HPC Pipes

snakemake
conda
KU
course
Click to sign-up
Author

ARM and JB

Published

November 4, 2024

Sign-up

The course HPC-Pipes introduces best practices for setting up, running, and sharing reproducible bioinformatics pipelines and workflows. Rather than instruct on the whys and wherefores of using particular tools for a bioinformatics analysis, we will cover the general process of building a robust pipeline (regardless of data type) using workflow languages, environment/package managers, optimized HPC resources, and FAIRly managed data and tools. On course completion, participants will be able to use this knowledge to design their own custom pipelines with tools appropriate for their individual analysis needs.

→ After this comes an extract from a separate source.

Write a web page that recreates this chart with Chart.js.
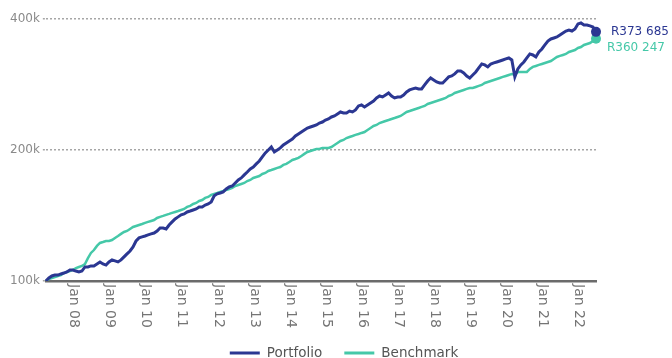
<!DOCTYPE html>
<html>
<head>
<meta charset="utf-8">
<script src="https://cdn.jsdelivr.net/npm/chart.js@4"></script>
<style>
  html, body { margin: 0; padding: 0; background: #fff; }
  #wrap { width: 672px; height: 358px; }
</style>
</head>
<body>
<div id="wrap"><canvas id="growthChart" width="672" height="358"></canvas></div>
<script>
// month-end values of R100 000 invested, in thousands (first month: Apr 07)
const firstMonth = { month: 3, year: 7 };
const monthNames = ['Jan', 'Feb', 'Mar', 'Apr', 'May', 'Jun', 'Jul', 'Aug', 'Sep', 'Oct', 'Nov', 'Dec'];

const portfolio = [
    100, 101.6, 102.7, 103.2, 103.2, 103.8, 104.3, 104.9, 106.0, 106.0, 105.4, 104.9,
    105.4, 107.7, 107.7, 108.3, 108.3, 109.4, 110.6, 109.4, 108.8, 110.6, 111.8, 111.2,
    110.6, 111.8, 113.6, 115.4, 117.2, 119.8, 123.6, 125.6, 126.3, 126.9, 127.6, 128.3,
    128.9, 130.3, 132.4, 132.4, 131.7, 134.5, 136.7, 138.9, 140.4, 141.9, 142.6, 144.1,
    144.8, 145.6, 146.4, 148.0, 148.0, 149.5, 150.3, 151.9, 156.9, 158.6, 159.3, 160.2,
    162.7, 164.5, 165.3, 168.0, 170.7, 172.5, 175.3, 178.0, 180.9, 182.8, 185.8, 188.7,
    192.8, 196.9, 200.0, 203.2, 197.9, 200.0, 202.2, 205.4, 207.6, 209.8, 212.0, 215.4,
    217.7, 220.0, 222.3, 224.7, 225.9, 227.1, 228.3, 230.7, 231.9, 234.4, 235.7, 238.2,
    239.5, 242.0, 244.6, 243.3, 243.3, 245.8, 244.6, 247.2, 252.5, 253.8, 251.2, 253.8,
    256.5, 259.2, 263.4, 266.2, 264.8, 267.6, 270.4, 266.2, 263.4, 264.8, 264.8, 267.6,
    271.9, 274.8, 276.3, 277.7, 276.3, 276.3, 282.2, 288.1, 292.8, 289.7, 286.6, 285.1,
    285.1, 289.7, 294.4, 295.9, 299.1, 303.8, 303.8, 300.6, 295.9, 292.8, 297.5, 302.2,
    308.7, 315.3, 313.7, 310.4, 315.3, 317.0, 318.6, 320.3, 322.0, 323.8, 325.5, 322.0,
    294.4, 307.1, 313.7, 318.6, 325.5, 332.5, 330.7, 327.2, 335.9, 341.4, 348.7, 356.0,
    359.9, 361.8, 363.7, 367.6, 371.5, 375.4, 377.4, 375.4, 379.5, 389.7, 391.7, 387.6,
    387.6, 385.6, 383.5, 373.685
];

const benchmark = [
    100, 101.1, 101.6, 102.1, 102.7, 103.2, 104.3, 104.9, 105.4, 106.0, 107.1, 107.7,
    108.3, 109.4, 112.9, 116.0, 117.8, 120.4, 122.3, 122.9, 123.6, 123.6, 124.2, 125.6,
    126.9, 128.3, 129.6, 130.3, 131.7, 133.1, 133.8, 134.5, 135.2, 136.0, 136.7, 137.4,
    138.1, 139.6, 140.4, 141.1, 141.9, 142.6, 143.4, 144.1, 144.8, 145.6, 146.4, 148.0,
    148.8, 150.3, 151.1, 152.7, 153.5, 155.2, 156.0, 157.7, 158.6, 159.3, 160.2, 161.0,
    161.9, 162.7, 163.6, 165.3, 166.2, 167.1, 168.0, 169.7, 170.7, 172.5, 173.4, 174.3,
    176.2, 177.1, 179.0, 179.9, 180.9, 181.9, 182.8, 184.8, 185.8, 187.7, 189.7, 190.7,
    191.8, 193.8, 195.9, 197.9, 198.9, 200.0, 201.1, 201.1, 202.2, 202.2, 202.2, 203.2,
    205.4, 207.6, 209.8, 210.9, 213.1, 214.3, 215.4, 216.6, 217.7, 218.9, 220.0, 222.3,
    224.7, 227.1, 228.3, 230.7, 231.9, 233.2, 234.4, 235.7, 236.9, 238.2, 239.5, 242.0,
    244.6, 245.8, 247.2, 248.5, 249.8, 251.2, 252.5, 255.2, 256.5, 257.9, 259.2, 260.6,
    262.0, 263.4, 266.2, 267.6, 270.4, 271.9, 273.3, 274.8, 276.3, 277.7, 277.7, 279.2,
    280.7, 282.2, 285.1, 286.6, 288.1, 289.7, 291.2, 292.8, 294.4, 295.9, 297.5, 299.1,
    298.0, 302.2, 302.2, 302.2, 302.2, 307.1, 310.4, 312.0, 313.7, 315.3, 317.0, 318.6,
    320.3, 323.8, 327.2, 329.0, 330.7, 332.5, 335.9, 337.7, 339.5, 343.1, 344.9, 348.7,
    350.5, 352.3, 356.0, 360.247
];

const xTickLabels = ['Jan 08', 'Jan 09', 'Jan 10', 'Jan 11', 'Jan 12', 'Jan 13', 'Jan 14',
    'Jan 15', 'Jan 16', 'Jan 17', 'Jan 18', 'Jan 19', 'Jan 20', 'Jan 21', 'Jan 22'];
const yTicks = [100, 200, 400];

const FONT = 'DejaVu Sans';
const BLUE = '#2b3792';
const TEAL = '#45c8a8';

const months = [];
for (let i = 0; i < portfolio.length; i++) {
    const m = firstMonth.month + i;
    const yr = firstMonth.year + Math.floor(m / 12);
    months.push(monthNames[m % 12] + ' ' + String(yr).padStart(2, '0'));
}

function formatRand(k) {
    const n = Math.round(k * 1000);
    return 'R' + String(n).replace(/\B(?=(\d{3})+(?!\d))/g, ' ');
}

// end dot only on the last month
function lastPointRadius(ctx) {
    return ctx.dataIndex === ctx.dataset.data.length - 1 ? 5 : 0;
}

// rotated x labels, bottom legend and closing value labels
const decorPlugin = {
    id: 'decor',
    afterDatasetsDraw(chart) {
        const ctx = chart.ctx;
        const offsets = [{ dx: 15, dy: 0 }, { dx: 11, dy: 9 }];
        ctx.save();
        ctx.font = '12px "' + FONT + '"';
        ctx.textAlign = 'left';
        ctx.textBaseline = 'middle';
        chart.data.datasets.forEach((ds, i) => {
            const meta = chart.getDatasetMeta(i);
            const pt = meta.data[meta.data.length - 1];
            ctx.fillStyle = ds.borderColor;
            ctx.fillText(formatRand(ds.data[ds.data.length - 1]), pt.x + offsets[i].dx, pt.y + offsets[i].dy);
        });
        ctx.restore();
    },
    afterDraw(chart) {
        const ctx = chart.ctx;
        const xScale = chart.scales.x;
        const area = chart.chartArea;

        ctx.save();
        ctx.font = '14px "' + FONT + '"';
        ctx.fillStyle = '#757575';
        ctx.textAlign = 'left';
        ctx.textBaseline = 'middle';
        xTickLabels.forEach(label => {
            const idx = months.indexOf(label);
            if (idx < 0) return;
            const x = xScale.getPixelForValue(idx);
            ctx.save();
            ctx.translate(x + 1, area.bottom + 3);
            ctx.rotate(Math.PI / 2);
            ctx.fillText(label, 0, 0);
            ctx.restore();
        });

        // legend
        ctx.font = '13.5px "' + FONT + '"';
        const lineW = 30, gap = 7, spacing = 22;
        const items = chart.data.datasets.map(ds => ({
            text: ds.label, color: ds.borderColor, w: ctx.measureText(ds.label).width
        }));
        let total = 0;
        items.forEach((it, i) => { total += lineW + gap + it.w + (i ? spacing : 0); });
        let x = (chart.width - total) / 2 + 8;
        const y = 353;
        items.forEach(it => {
            ctx.strokeStyle = it.color;
            ctx.lineWidth = 3;
            ctx.beginPath();
            ctx.moveTo(x, y);
            ctx.lineTo(x + lineW, y);
            ctx.stroke();
            ctx.fillStyle = '#555';
            ctx.fillText(it.text, x + lineW + gap, y);
            x += lineW + gap + it.w + spacing;
        });
        ctx.restore();
    }
};

new Chart(document.getElementById('growthChart'), {
    type: 'line',
    data: {
        labels: months,
        datasets: [
            {
                label: 'Portfolio',
                data: portfolio,
                borderColor: BLUE,
                backgroundColor: BLUE,
                borderWidth: 3,
                pointRadius: lastPointRadius,
                pointBorderWidth: 0,
                tension: 0
            },
            {
                label: 'Benchmark',
                data: benchmark,
                borderColor: TEAL,
                backgroundColor: TEAL,
                borderWidth: 2.5,
                pointRadius: lastPointRadius,
                pointBorderWidth: 0,
                tension: 0
            }
        ]
    },
    options: {
        responsive: false,
        animation: false,
        devicePixelRatio: 1,
        layout: { padding: { top: 19, right: 76, left: 7, bottom: 0 } },
        plugins: {
            legend: { display: false },
            tooltip: { enabled: false }
        },
        scales: {
            x: {
                grid: { display: false },
                border: { display: true, color: '#6b6b6b', width: 2.5 },
                ticks: { display: false },
                afterFit: s => { s.height = 77; }
            },
            y: {
                type: 'logarithmic',
                position: 'left',
                min: 100,
                max: 400,
                afterBuildTicks: s => { s.ticks = yTicks.map(v => ({ value: v })); },
                ticks: {
                    callback: v => v + 'k',
                    color: '#8a8a8a',
                    font: { family: FONT, size: 12 },
                    padding: 3
                },
                grid: {
                    color: '#a6a6a6',
                    lineWidth: 1.5,
                    tickLength: 3,
                    tickBorderDash: [2, 2]
                },
                border: { display: false, dash: [2, 2] }
            }
        }
    },
    plugins: [decorPlugin]
});
</script>
</body>
</html>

The course will provide guidance on how to automate data analysis using common workflow languages such as Snakemake or Nextflow. Subsequently, we will delve into ensuring the reproducibility of pipelines and explore available options. Participants will learn how to share their data analysis and software with the research community. We will also delve into different strategies for managing the produced research data. This includes addressing the challenges posed by large volumes of data and exploring computational approaches that aid in data organization, documentation, processing, analysis, storing, sharing, and preservation. These discussions will encompass the reasons behind the increasing popularity of Docker and other containers, along with demonstrations on how to effectively utilize package and environment managers like Conda to control the software environment within a workflow. Finally, participants will learn how to manage and optimize their pipeline projects on HPC platforms, using compute resources efficiently.